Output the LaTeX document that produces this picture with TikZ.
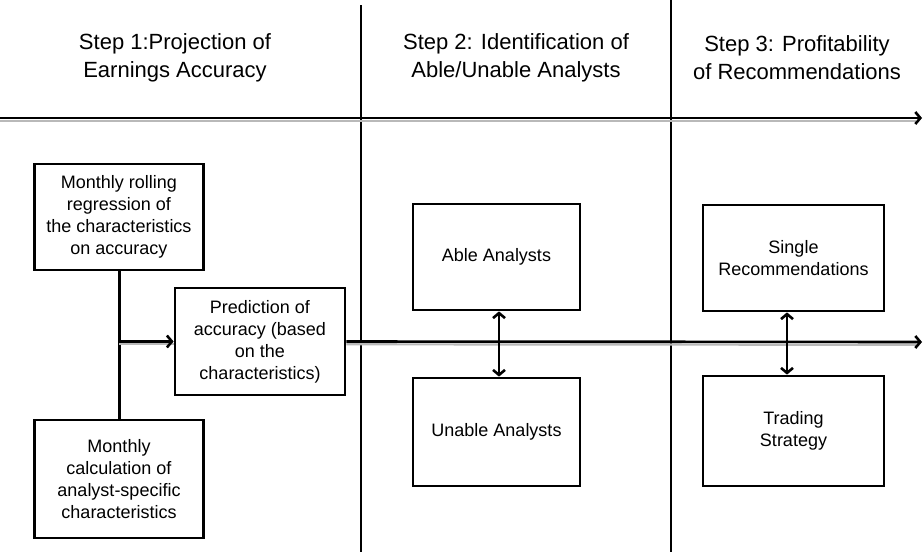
\documentclass[tikz,border=0pt]{standalone}
\usepackage{fontspec}
\setmainfont{Liberation Sans}
\usetikzlibrary{arrows.meta}
\begin{document}
\begin{tikzpicture}[x=1pt,y=-1pt,
  box/.style={draw, line width=2.8pt, inner sep=0pt, align=center,
    font=\fontsize{18}{22}\selectfont},
  head/.style={align=center, font=\fontsize{22}{28}\selectfont},
  sep/.style={line width=1.8pt},
  conn/.style={line width=3pt},
  arr/.style={line width=2.6pt, -{Straight Barb[length=5pt,width=12pt,line width=2.6pt]}},
  darr/.style={line width=2.6pt, {Straight Barb[length=5pt,width=12pt,line width=2.6pt]}-{Straight Barb[length=5pt,width=12pt,line width=2.6pt]}},
  shadow/.style={line width=2.2pt, gray!55}]
\useasboundingbox (0,0) rectangle (924,552);

% column separators
\coordinate (s1t) at (361,5);   \coordinate (s1b) at (361,552);
\coordinate (s2t) at (671,0);   \coordinate (s2b) at (671,552);
\draw[sep] (s1t) -- (s1b);
\draw[sep] (s2t) -- (s2b);

% headers
\node[head] (h1) at (175,58) {Step 1:Projection of\\Earnings Accuracy};
\node[head] (h2) at (516,58) {Step 2: Identification of\\Able/Unable Analysts};
\node[head] (h3) at (797,58) {Step 3: Profitability\\of Recommendations};

% boxes
\node[box, minimum width=169pt, minimum height=106pt] (b1) at (119,217)
  {Monthly rolling\\regression of\\the characteristics\\on accuracy};
\node[box, minimum width=170pt, minimum height=107pt, fill=white] (pred) at (260,341.5)
  {Prediction of\\accuracy (based\\on the\\characteristics)};
\node[box, minimum width=169pt, minimum height=118pt] (b3) at (119,479)
  {Monthly\\calculation of\\analyst-specific\\characteristics};
\node[box, minimum width=167pt, minimum height=106pt] (able) at (496.5,257) {Able Analysts};
\node[box, minimum width=167pt, minimum height=108pt] (unable) at (496.5,432) {Unable Analysts};
\node[box, minimum width=181pt, minimum height=106pt] (single) at (793.5,258) {Single\\Recommendations};
\node[box, minimum width=181pt, minimum height=110pt] (trade) at (793.5,431) {Trading\\Strategy};

% top timeline arrow
\coordinate (tl) at (0,118);
\coordinate (tr) at (922,118);
\draw[shadow] ([yshift=-2.8pt]tl) -- ([yshift=-2.8pt,xshift=-6pt]tr);
\draw[arr] (tl) -- (tr);

% left connector
\draw[conn] (b1.south) -- (b3.north);
\coordinate (j) at (b1.south |- pred.west);
\draw[shadow] ([yshift=-2.8pt]j) -- ([yshift=-2.8pt]pred.west);
\draw[arr] (j) -- (pred.west);

% middle arrow
\coordinate (mr) at (922,342);
\draw[shadow] ([yshift=-2.8pt]pred.east) -- ([yshift=-2.8pt,xshift=-6pt]mr);
\draw[arr] (pred.east) -- (mr);

% double arrows
\draw[darr] ([xshift=2.5pt]able.south) -- ([xshift=2.5pt]unable.north);
\draw[darr] ([xshift=-6.5pt]single.south) -- ([xshift=-6.5pt]trade.north);
\end{tikzpicture}
\end{document}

■ **Problem details**:
Set the lines above down again, word for word, from the first through the one containing "(h3) at (797,58)"; pictures excluded.

■ **Result of the exercise**:
Output the LaTeX document that produces this picture with TikZ.
\documentclass[tikz,border=0pt]{standalone}
\usepackage{fontspec}
\setmainfont{Liberation Sans}
\usetikzlibrary{arrows.meta}
\begin{document}
\begin{tikzpicture}[x=1pt,y=-1pt,
  box/.style={draw, line width=2.8pt, inner sep=0pt, align=center,
    font=\fontsize{18}{22}\selectfont},
  head/.style={align=center, font=\fontsize{22}{28}\selectfont},
  sep/.style={line width=1.8pt},
  conn/.style={line width=3pt},
  arr/.style={line width=2.6pt, -{Straight Barb[length=5pt,width=12pt,line width=2.6pt]}},
  darr/.style={line width=2.6pt, {Straight Barb[length=5pt,width=12pt,line width=2.6pt]}-{Straight Barb[length=5pt,width=12pt,line width=2.6pt]}},
  shadow/.style={line width=2.2pt, gray!55}]
\useasboundingbox (0,0) rectangle (924,552);

% column separators
\coordinate (s1t) at (361,5);   \coordinate (s1b) at (361,552);
\coordinate (s2t) at (671,0);   \coordinate (s2b) at (671,552);
\draw[sep] (s1t) -- (s1b);
\draw[sep] (s2t) -- (s2b);

% headers
\node[head] (h1) at (175,58) {Step 1:Projection of\\Earnings Accuracy};
\node[head] (h2) at (516,58) {Step 2: Identification of\\Able/Unable Analysts};
\node[head] (h3) at (797,58) {Step 3: Profitability\\of Recommendations};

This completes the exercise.